→ Data extract
>>>>

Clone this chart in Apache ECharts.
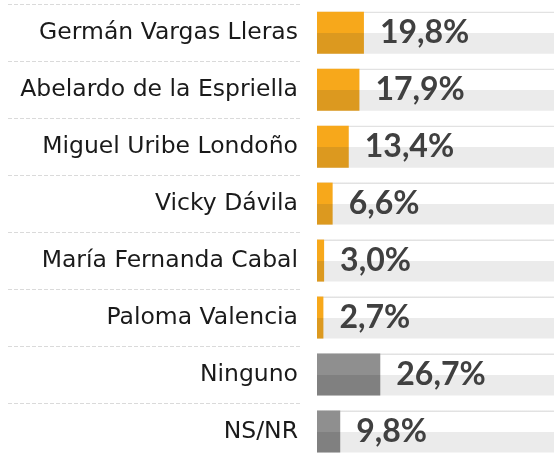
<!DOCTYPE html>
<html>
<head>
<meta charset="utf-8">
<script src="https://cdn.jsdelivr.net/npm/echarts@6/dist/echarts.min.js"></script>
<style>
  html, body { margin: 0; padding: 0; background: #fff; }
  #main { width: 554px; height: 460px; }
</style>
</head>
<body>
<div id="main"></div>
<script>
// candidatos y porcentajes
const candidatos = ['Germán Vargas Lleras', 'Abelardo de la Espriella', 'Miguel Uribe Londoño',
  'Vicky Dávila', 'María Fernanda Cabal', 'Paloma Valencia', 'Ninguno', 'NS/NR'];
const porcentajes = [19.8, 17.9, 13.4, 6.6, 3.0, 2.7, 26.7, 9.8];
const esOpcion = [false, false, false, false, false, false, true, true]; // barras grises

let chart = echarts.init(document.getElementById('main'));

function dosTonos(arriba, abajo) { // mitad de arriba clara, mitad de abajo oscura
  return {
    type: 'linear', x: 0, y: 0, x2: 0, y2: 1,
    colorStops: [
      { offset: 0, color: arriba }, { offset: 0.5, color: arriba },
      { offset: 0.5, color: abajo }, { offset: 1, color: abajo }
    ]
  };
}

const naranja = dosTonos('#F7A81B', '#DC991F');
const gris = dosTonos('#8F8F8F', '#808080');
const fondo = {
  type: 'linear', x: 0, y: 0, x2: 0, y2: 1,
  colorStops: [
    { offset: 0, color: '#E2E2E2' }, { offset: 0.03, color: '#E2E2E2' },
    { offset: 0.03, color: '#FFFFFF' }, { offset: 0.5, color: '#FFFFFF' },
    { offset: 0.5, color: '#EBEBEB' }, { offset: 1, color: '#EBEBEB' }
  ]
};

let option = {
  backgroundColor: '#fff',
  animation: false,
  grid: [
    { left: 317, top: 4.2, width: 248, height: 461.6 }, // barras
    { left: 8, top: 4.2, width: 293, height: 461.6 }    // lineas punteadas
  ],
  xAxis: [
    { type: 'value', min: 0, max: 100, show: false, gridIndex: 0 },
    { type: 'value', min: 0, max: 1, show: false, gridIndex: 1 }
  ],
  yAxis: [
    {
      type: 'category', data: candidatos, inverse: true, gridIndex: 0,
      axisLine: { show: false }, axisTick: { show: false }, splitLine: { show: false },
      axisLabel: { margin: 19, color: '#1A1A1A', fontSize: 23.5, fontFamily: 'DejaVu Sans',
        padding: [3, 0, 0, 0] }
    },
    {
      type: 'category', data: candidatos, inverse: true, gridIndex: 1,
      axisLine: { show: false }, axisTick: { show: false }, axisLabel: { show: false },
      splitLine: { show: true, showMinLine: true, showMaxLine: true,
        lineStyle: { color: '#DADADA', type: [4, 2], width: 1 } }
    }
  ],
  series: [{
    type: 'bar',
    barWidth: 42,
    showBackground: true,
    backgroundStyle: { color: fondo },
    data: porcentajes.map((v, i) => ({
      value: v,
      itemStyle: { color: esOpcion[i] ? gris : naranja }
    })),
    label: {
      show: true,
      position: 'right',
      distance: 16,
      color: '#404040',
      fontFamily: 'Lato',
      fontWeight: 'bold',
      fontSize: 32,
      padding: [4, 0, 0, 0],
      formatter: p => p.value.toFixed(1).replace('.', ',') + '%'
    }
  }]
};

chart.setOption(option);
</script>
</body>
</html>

<<<<

→ What the task asks
Output the data above without changes, apart from leaving out the pictures.

→ Exercise solution
Clone this chart in Apache ECharts.
<!DOCTYPE html>
<html>
<head>
<meta charset="utf-8">
<script src="https://cdn.jsdelivr.net/npm/echarts@6/dist/echarts.min.js"></script>
<style>
  html, body { margin: 0; padding: 0; background: #fff; }
  #main { width: 554px; height: 460px; }
</style>
</head>
<body>
<div id="main"></div>
<script>
// candidatos y porcentajes
const candidatos = ['Germán Vargas Lleras', 'Abelardo de la Espriella', 'Miguel Uribe Londoño',
  'Vicky Dávila', 'María Fernanda Cabal', 'Paloma Valencia', 'Ninguno', 'NS/NR'];
const porcentajes = [19.8, 17.9, 13.4, 6.6, 3.0, 2.7, 26.7, 9.8];
const esOpcion = [false, false, false, false, false, false, true, true]; // barras grises

let chart = echarts.init(document.getElementById('main'));

function dosTonos(arriba, abajo) { // mitad de arriba clara, mitad de abajo oscura
  return {
    type: 'linear', x: 0, y: 0, x2: 0, y2: 1,
    colorStops: [
      { offset: 0, color: arriba }, { offset: 0.5, color: arriba },
      { offset: 0.5, color: abajo }, { offset: 1, color: abajo }
    ]
  };
}

const naranja = dosTonos('#F7A81B', '#DC991F');
const gris = dosTonos('#8F8F8F', '#808080');
const fondo = {
  type: 'linear', x: 0, y: 0, x2: 0, y2: 1,
  colorStops: [
    { offset: 0, color: '#E2E2E2' }, { offset: 0.03, color: '#E2E2E2' },
    { offset: 0.03, color: '#FFFFFF' }, { offset: 0.5, color: '#FFFFFF' },
    { offset: 0.5, color: '#EBEBEB' }, { offset: 1, color: '#EBEBEB' }
  ]
};

let option = {
  backgroundColor: '#fff',
  animation: false,
  grid: [
    { left: 317, top: 4.2, width: 248, height: 461.6 }, // barras
    { left: 8, top: 4.2, width: 293, height: 461.6 }    // lineas punteadas
  ],
  xAxis: [
    { type: 'value', min: 0, max: 100, show: false, gridIndex: 0 },
    { type: 'value', min: 0, max: 1, show: false, gridIndex: 1 }
  ],
  yAxis: [
    {
      type: 'category', data: candidatos, inverse: true, gridIndex: 0,
      axisLine: { show: false }, axisTick: { show: false }, splitLine: { show: false },
      axisLabel: { margin: 19, color: '#1A1A1A', fontSize: 23.5, fontFamily: 'DejaVu Sans',
        padding: [3, 0, 0, 0] }
    },
    {
      type: 'category', data: candidatos, inverse: true, gridIndex: 1,
      axisLine: { show: false }, axisTick: { show: false }, axisLabel: { show: false },
      splitLine: { show: true, showMinLine: true, showMaxLine: true,
        lineStyle: { color: '#DADADA', type: [4, 2], width: 1 } }
    }
  ],
  series: [{
    type: 'bar',
    barWidth: 42,
    showBackground: true,
    backgroundStyle: { color: fondo },
    data: porcentajes.map((v, i) => ({
      value: v,
      itemStyle: { color: esOpcion[i] ? gris : naranja }
    })),
    label: {
      show: true,
      position: 'right',
      distance: 16,
      color: '#404040',
      fontFamily: 'Lato',
      fontWeight: 'bold',
      fontSize: 32,
      padding: [4, 0, 0, 0],
      formatter: p => p.value.toFixed(1).replace('.', ',') + '%'
    }
  }]
};

chart.setOption(option);
</script>
</body>
</html>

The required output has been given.